Bruno Desthuilliers wrote:

> Do you mean the code effectively doing these operations is in the gui ?
> If yes, it would be better to factor it out IMHO.

The GUI has to be able to acces the data object, otherwise how does the
user affect any changes to the application data? If I modify a value in
a text box and hit Apply, that change must be propagated to the data
model somehow. Similarly, the GUI must access the data to display it.

Actualy this has nothing to do with code modules. The problem is is you
have one object that contains your data, and your app consists of
several objects that need to interact with it, how do these other
objects access it? I'm fairly new to OOP and Python so I don't know
it's scoping rules very well.

Simple example:

One way would be to use the database as the point of contact for all
the object. Every object that wants to read or write to the database
instantiates an object to interact with the database and performs
whatever actions it needs.
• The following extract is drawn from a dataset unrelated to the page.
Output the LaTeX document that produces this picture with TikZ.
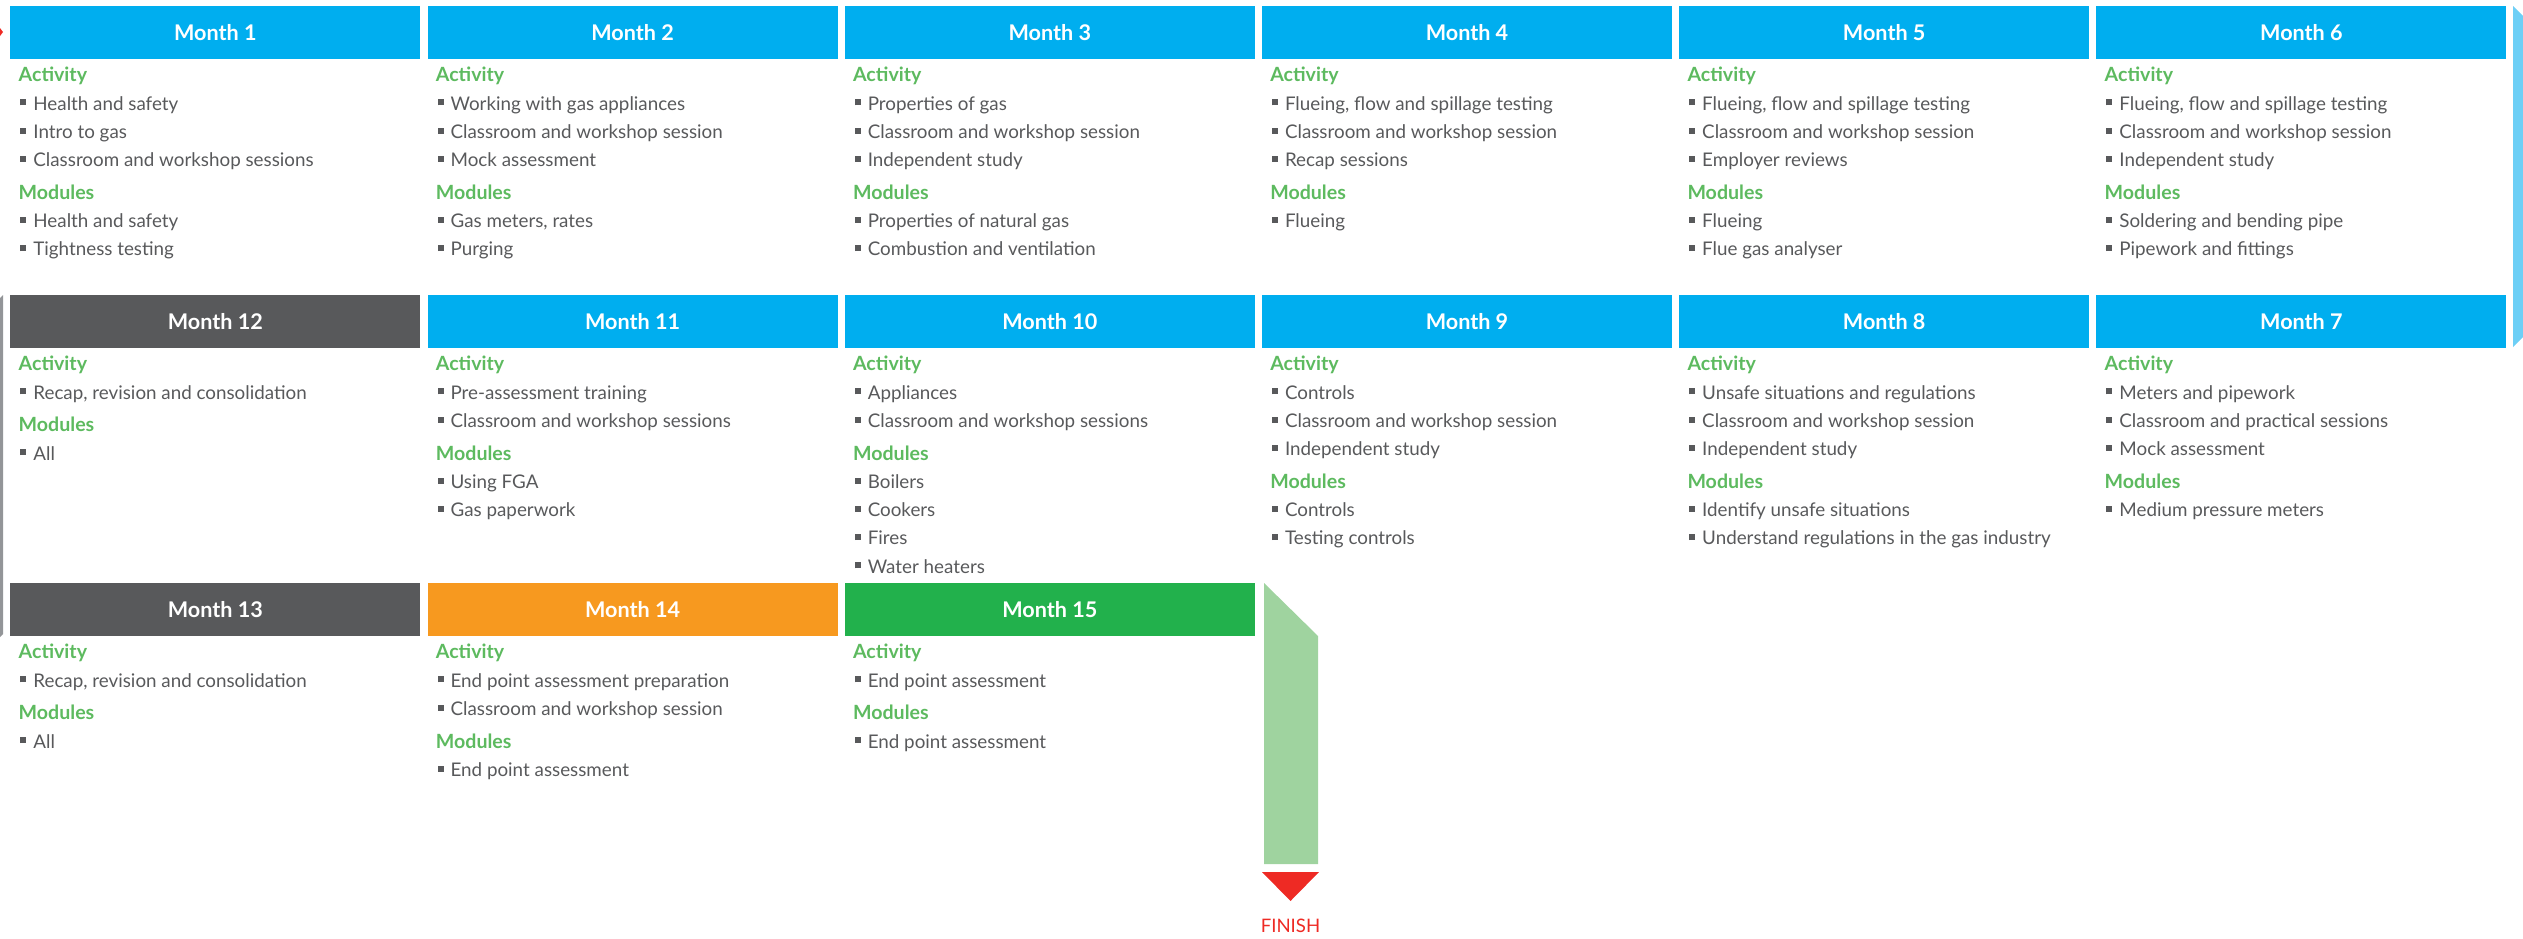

That way each top-level objecyt will contain
it's own instanced database IO object. Their only point of contact with
each other is the database itself. This could lead to synchronisation
problems though.

Another way would be to create one instance of the database IO object
and then pass it as a parameter to the other application objects when
they are created. The point of contact between the application objects
would be the single database IO object, with the  database behind it.
This seems to me to be the superior approach.

Are there any other architectural options that anyone could suggest?